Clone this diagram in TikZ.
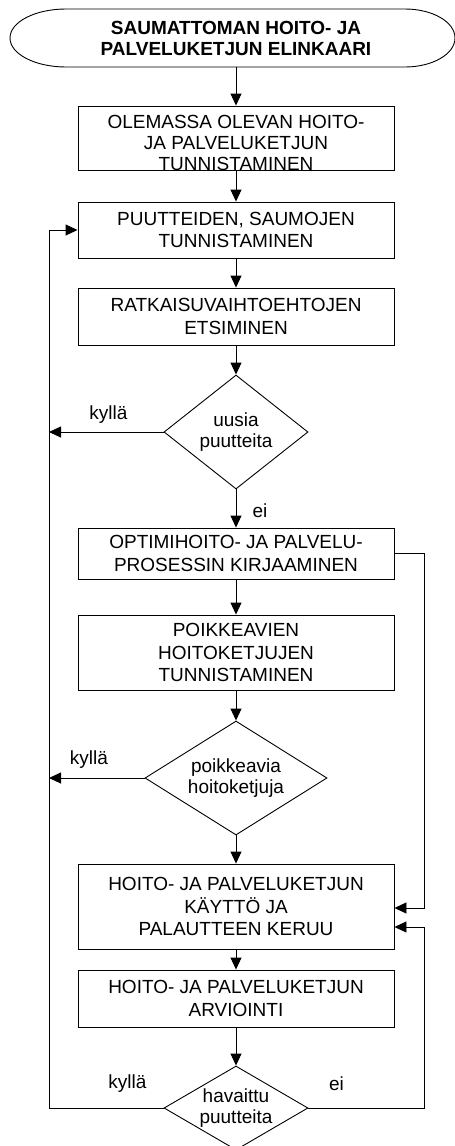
\documentclass[tikz,border=0pt]{standalone}
\usepackage{fontspec}
\setmainfont{Liberation Sans}
\usetikzlibrary{shapes.geometric,arrows.meta,calc}
\begin{document}
\begin{tikzpicture}[x=1pt,y=1pt,
  every node/.style={font=\fontsize{19}{22.5}\selectfont},
  procbox/.style={draw, line width=0.9pt, minimum width=316pt, inner sep=0pt, align=center},
  decision/.style={draw, diamond, line width=0.9pt, inner sep=0pt, align=center,
    font=\fontsize{19}{21.5}\selectfont},
  flow/.style={line width=0.9pt, -{Triangle[length=12pt,width=11pt]}},
  lbl/.style={inner sep=0pt}]
\clip (0,0) rectangle (455,-1146);

% terminator with elliptical ends
\draw[line width=0.9pt] (66,-9) -- (405,-9)
  arc[start angle=90,end angle=-90,x radius=50,y radius=29] -- (66,-67)
  arc[start angle=270,end angle=90,x radius=56,y radius=29] -- cycle;
\node[minimum height=58pt, inner sep=0pt, align=center,
  font=\bfseries\fontsize{19}{21}\selectfont] (title) at (236,-38)
  {SAUMATTOMAN HOITO- JA\\PALVELUKETJUN ELINKAARI};

% process boxes
\node[procbox, minimum height=64pt] (b1) at (236,-138) {};
\node[lbl, align=center, font=\fontsize{19}{20.9}\selectfont] (b1text) at (236,-142.7)
  {OLEMASSA OLEVAN HOITO-\\JA PALVELUKETJUN\\TUNNISTAMINEN};
\node[procbox, minimum height=56pt] (b2) at (236,-230) {PUUTTEIDEN, SAUMOJEN\\TUNNISTAMINEN};
\node[procbox, minimum height=57pt] (b3) at (236,-316.5) {RATKAISUVAIHTOEHTOJEN\\ETSIMINEN};
\node[decision, minimum width=144pt, minimum height=114pt, aspect=1.263] (d1) at (236,-432)
  {uusia\\puutteita};
\node[procbox, minimum height=51pt] (b4) at (236,-553.5) {OPTIMIHOITO- JA PALVELU-\\PROSESSIN KIRJAAMINEN};
\node[procbox, minimum height=75pt] (b5) at (236,-652.5) {POIKKEAVIEN\\HOITOKETJUJEN\\TUNNISTAMINEN};
\node[decision, minimum width=182pt, minimum height=114pt, aspect=1.6] (d2) at (236,-778)
  {poikkeavia\\hoitoketjuja};
\node[procbox, minimum height=85pt] (b6) at (236,-906.5) {HOITO- JA PALVELUKETJUN\\KÄYTTÖ JA\\PALAUTTEEN KERUU};
\node[procbox, minimum height=57pt] (b7) at (236,-998.5) {HOITO- JA PALVELUKETJUN\\ARVIOINTI};
\node[decision, minimum width=144pt, minimum height=84pt, aspect=1.714] (d3) at (236,-1108)
  {havaittu\\puutteita};

% branch labels
\node[lbl] (yes1) at (108.5,-415) {kyllä};
\node[lbl] (no1) at (260,-511) {ei};
\node[lbl] (yes2) at (89,-760) {kyllä};
\node[lbl] (yes3) at (127.5,-1084) {kyllä};
\node[lbl] (no3) at (336.5,-1084) {ei};

% return rails
\coordinate (lx) at (49,0);
\coordinate (rx) at (424,0);

% main flow
\draw[flow] (title.south) -- (b1.north);
\draw[flow] (b1.south) -- (b2.north);
\draw[flow] (b2.south) -- (b3.north);
\draw[flow] (b3.south) -- (d1.north);
\draw[flow] (d1.south) -- (b4.north);
\draw[flow] (b4.south) -- (b5.north);
\draw[flow] (b5.south) -- (d2.north);
\draw[flow] (d2.south) -- (b6.north);
\draw[flow] (b6.south) -- (b7.north);
\draw[flow] (b7.south) -- (d3.north);

% loops back
\draw[flow] (d1.west) -- (d1.west -| lx);
\draw[flow] (d2.west) -- (d2.west -| lx);
\draw[flow] (d3.west) -- (d3.west -| lx) |- (b2.west);
\draw[flow] (b4.east) -- (b4.east -| rx) |- ([yshift=-1.5pt]b6.east);
\draw[flow] (d3.east) -- (d3.east -| rx) |- ([yshift=-20.5pt]b6.east);
\end{tikzpicture}
\end{document}
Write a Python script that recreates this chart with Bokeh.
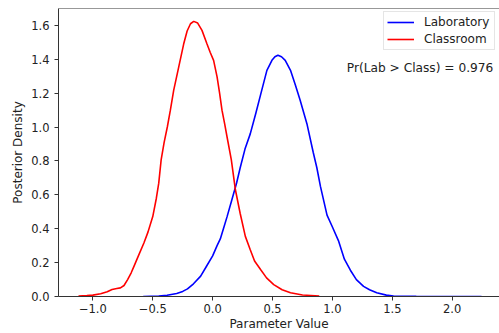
_ _ _
## Requirement
Give the number of lines containing the word "with". No other answer is needed.

## Task response
2